Herbert Hoover ill-deserves the reputation that history has bestowed upon him, and even the doyen of radical historians, William Appleman Williams, said that he "may be one of the few truly tragic figures in American history". Damned for inaction in the face of the Great Depression, Hoover was damned again by the towering reputation enjoyed by his successor, Franklin D. Roosevelt. Yet this ignores the fact that FDR couldn't generate recovery from the Depression either; that it took WW2 to cement his reputation; and that Hoover declined to take the path trodden by FDR for reasons that proved prescient.

Nearly every programme that eventually became part of the New Deal was foreshadowed in the Hoover presidency; far from being a doctrinaire fiscal conservative, he ran up historically large deficits to try to combat the Depression (fiscal conservatism is like chastity: that one preaches it is not so relevant as whether one practices it), and a mainstay of FDR's election campaign in 1932 was an attack on this. As one economist said, "given later developments, the campaign speeches often read like a giant misprint, in which Roosevelt and Hoover speak each other's lines."

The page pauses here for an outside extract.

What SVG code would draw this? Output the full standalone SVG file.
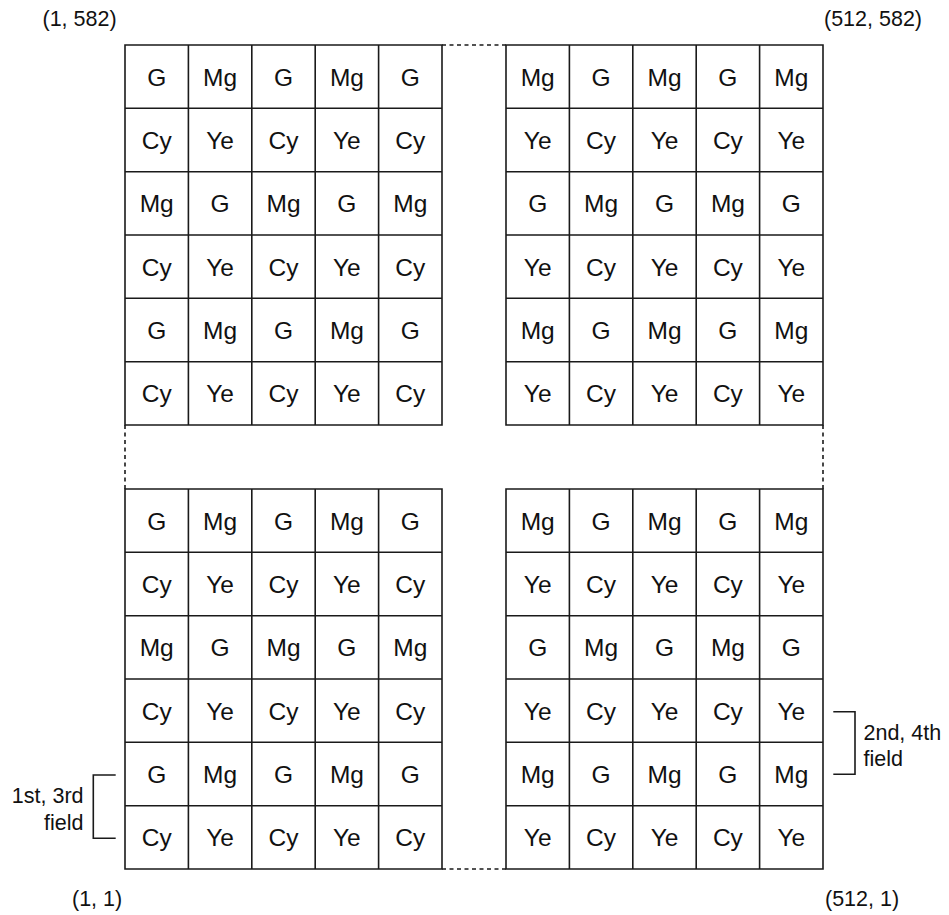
<svg xmlns="http://www.w3.org/2000/svg" width="949" height="915" viewBox="0 0 949 915">
<style>
.g{fill:none;stroke:#1a1a1a;stroke-width:1.6}
.d{fill:none;stroke:#1a1a1a;stroke-width:1.6;stroke-dasharray:4 3.5}
.c{font-family:"Liberation Sans",Arial,sans-serif;font-size:24.5px;fill:#111;text-anchor:middle}
.l{font-family:"Liberation Sans",Arial,sans-serif;font-size:21.5px;fill:#111}
</style>
<rect width="949" height="915" fill="#fff"/>
<g id="grid-top-left">
<path class="g" d="M125,45H442V425H125Z M188.4,45V425 M251.8,45V425 M315.2,45V425 M378.6,45V425 M125,108.3H442 M125,171.7H442 M125,235H442 M125,298.3H442 M125,361.7H442"/>
<text class="c" x="156.7" y="85.5">G</text><text class="c" x="220.1" y="85.5">Mg</text><text class="c" x="283.5" y="85.5">G</text><text class="c" x="346.9" y="85.5">Mg</text><text class="c" x="410.3" y="85.5">G</text>
<text class="c" x="156.7" y="148.8">Cy</text><text class="c" x="220.1" y="148.8">Ye</text><text class="c" x="283.5" y="148.8">Cy</text><text class="c" x="346.9" y="148.8">Ye</text><text class="c" x="410.3" y="148.8">Cy</text>
<text class="c" x="156.7" y="212.1">Mg</text><text class="c" x="220.1" y="212.1">G</text><text class="c" x="283.5" y="212.1">Mg</text><text class="c" x="346.9" y="212.1">G</text><text class="c" x="410.3" y="212.1">Mg</text>
<text class="c" x="156.7" y="275.5">Cy</text><text class="c" x="220.1" y="275.5">Ye</text><text class="c" x="283.5" y="275.5">Cy</text><text class="c" x="346.9" y="275.5">Ye</text><text class="c" x="410.3" y="275.5">Cy</text>
<text class="c" x="156.7" y="338.8">G</text><text class="c" x="220.1" y="338.8">Mg</text><text class="c" x="283.5" y="338.8">G</text><text class="c" x="346.9" y="338.8">Mg</text><text class="c" x="410.3" y="338.8">G</text>
<text class="c" x="156.7" y="402.1">Cy</text><text class="c" x="220.1" y="402.1">Ye</text><text class="c" x="283.5" y="402.1">Cy</text><text class="c" x="346.9" y="402.1">Ye</text><text class="c" x="410.3" y="402.1">Cy</text>
</g>
<g id="grid-top-right">
<path class="g" d="M506,45H823V425H506Z M569.4,45V425 M632.8,45V425 M696.2,45V425 M759.6,45V425 M506,108.3H823 M506,171.7H823 M506,235H823 M506,298.3H823 M506,361.7H823"/>
<text class="c" x="537.7" y="85.5">Mg</text><text class="c" x="601.1" y="85.5">G</text><text class="c" x="664.5" y="85.5">Mg</text><text class="c" x="727.9" y="85.5">G</text><text class="c" x="791.3" y="85.5">Mg</text>
<text class="c" x="537.7" y="148.8">Ye</text><text class="c" x="601.1" y="148.8">Cy</text><text class="c" x="664.5" y="148.8">Ye</text><text class="c" x="727.9" y="148.8">Cy</text><text class="c" x="791.3" y="148.8">Ye</text>
<text class="c" x="537.7" y="212.1">G</text><text class="c" x="601.1" y="212.1">Mg</text><text class="c" x="664.5" y="212.1">G</text><text class="c" x="727.9" y="212.1">Mg</text><text class="c" x="791.3" y="212.1">G</text>
<text class="c" x="537.7" y="275.5">Ye</text><text class="c" x="601.1" y="275.5">Cy</text><text class="c" x="664.5" y="275.5">Ye</text><text class="c" x="727.9" y="275.5">Cy</text><text class="c" x="791.3" y="275.5">Ye</text>
<text class="c" x="537.7" y="338.8">Mg</text><text class="c" x="601.1" y="338.8">G</text><text class="c" x="664.5" y="338.8">Mg</text><text class="c" x="727.9" y="338.8">G</text><text class="c" x="791.3" y="338.8">Mg</text>
<text class="c" x="537.7" y="402.1">Ye</text><text class="c" x="601.1" y="402.1">Cy</text><text class="c" x="664.5" y="402.1">Ye</text><text class="c" x="727.9" y="402.1">Cy</text><text class="c" x="791.3" y="402.1">Ye</text>
</g>
<g id="grid-bottom-left">
<path class="g" d="M125,489H442V869H125Z M188.4,489V869 M251.8,489V869 M315.2,489V869 M378.6,489V869 M125,552.3H442 M125,615.7H442 M125,679H442 M125,742.3H442 M125,805.7H442"/>
<text class="c" x="156.7" y="529.5">G</text><text class="c" x="220.1" y="529.5">Mg</text><text class="c" x="283.5" y="529.5">G</text><text class="c" x="346.9" y="529.5">Mg</text><text class="c" x="410.3" y="529.5">G</text>
<text class="c" x="156.7" y="592.8">Cy</text><text class="c" x="220.1" y="592.8">Ye</text><text class="c" x="283.5" y="592.8">Cy</text><text class="c" x="346.9" y="592.8">Ye</text><text class="c" x="410.3" y="592.8">Cy</text>
<text class="c" x="156.7" y="656.1">Mg</text><text class="c" x="220.1" y="656.1">G</text><text class="c" x="283.5" y="656.1">Mg</text><text class="c" x="346.9" y="656.1">G</text><text class="c" x="410.3" y="656.1">Mg</text>
<text class="c" x="156.7" y="719.5">Cy</text><text class="c" x="220.1" y="719.5">Ye</text><text class="c" x="283.5" y="719.5">Cy</text><text class="c" x="346.9" y="719.5">Ye</text><text class="c" x="410.3" y="719.5">Cy</text>
<text class="c" x="156.7" y="782.8">G</text><text class="c" x="220.1" y="782.8">Mg</text><text class="c" x="283.5" y="782.8">G</text><text class="c" x="346.9" y="782.8">Mg</text><text class="c" x="410.3" y="782.8">G</text>
<text class="c" x="156.7" y="846.1">Cy</text><text class="c" x="220.1" y="846.1">Ye</text><text class="c" x="283.5" y="846.1">Cy</text><text class="c" x="346.9" y="846.1">Ye</text><text class="c" x="410.3" y="846.1">Cy</text>
</g>
<g id="grid-bottom-right">
<path class="g" d="M506,489H823V869H506Z M569.4,489V869 M632.8,489V869 M696.2,489V869 M759.6,489V869 M506,552.3H823 M506,615.7H823 M506,679H823 M506,742.3H823 M506,805.7H823"/>
<text class="c" x="537.7" y="529.5">Mg</text><text class="c" x="601.1" y="529.5">G</text><text class="c" x="664.5" y="529.5">Mg</text><text class="c" x="727.9" y="529.5">G</text><text class="c" x="791.3" y="529.5">Mg</text>
<text class="c" x="537.7" y="592.8">Ye</text><text class="c" x="601.1" y="592.8">Cy</text><text class="c" x="664.5" y="592.8">Ye</text><text class="c" x="727.9" y="592.8">Cy</text><text class="c" x="791.3" y="592.8">Ye</text>
<text class="c" x="537.7" y="656.1">G</text><text class="c" x="601.1" y="656.1">Mg</text><text class="c" x="664.5" y="656.1">G</text><text class="c" x="727.9" y="656.1">Mg</text><text class="c" x="791.3" y="656.1">G</text>
<text class="c" x="537.7" y="719.5">Ye</text><text class="c" x="601.1" y="719.5">Cy</text><text class="c" x="664.5" y="719.5">Ye</text><text class="c" x="727.9" y="719.5">Cy</text><text class="c" x="791.3" y="719.5">Ye</text>
<text class="c" x="537.7" y="782.8">Mg</text><text class="c" x="601.1" y="782.8">G</text><text class="c" x="664.5" y="782.8">Mg</text><text class="c" x="727.9" y="782.8">G</text><text class="c" x="791.3" y="782.8">Mg</text>
<text class="c" x="537.7" y="846.1">Ye</text><text class="c" x="601.1" y="846.1">Cy</text><text class="c" x="664.5" y="846.1">Ye</text><text class="c" x="727.9" y="846.1">Cy</text><text class="c" x="791.3" y="846.1">Ye</text>
</g>
<g id="connectors">
<path class="d" d="M442,45H506 M442,869H506 M125,425V489 M823,425V489"/>
<path class="g" d="M115.7,775H93.3V838.3H115.7"/>
<path class="g" d="M833.3,711.7H855V774.3H833.3"/>
</g>
<g id="labels">
<text class="l" x="42.5" y="26">(1, 582)</text>
<text class="l" x="824" y="26">(512, 582)</text>
<text class="l" x="72" y="906">(1, 1)</text>
<text class="l" x="825" y="906">(512, 1)</text>
<text class="l" x="83.5" y="803" text-anchor="end">1st, 3rd</text>
<text class="l" x="83.5" y="830" text-anchor="end">field</text>
<text class="l" x="863.5" y="740">2nd, 4th</text>
<text class="l" x="863.5" y="766">field</text>
</g>
</svg>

Hoover declined to involve corporations or organized labour in policy-making to the extent that FDR did because he feared the dominance of organized pressure groups over politics, and an over-powerful executive. And just these developments were some of the things that resulted from FDR's presidency. Yet the same people who disapprove of such developments - which include the military-industrial complex Eisenhower warned of - tend to hold Hoover in contempt. It may be that FDR's policy was necessary, and we must accept the good with the bad; but it is a little rich to condemn Hoover in the same breath.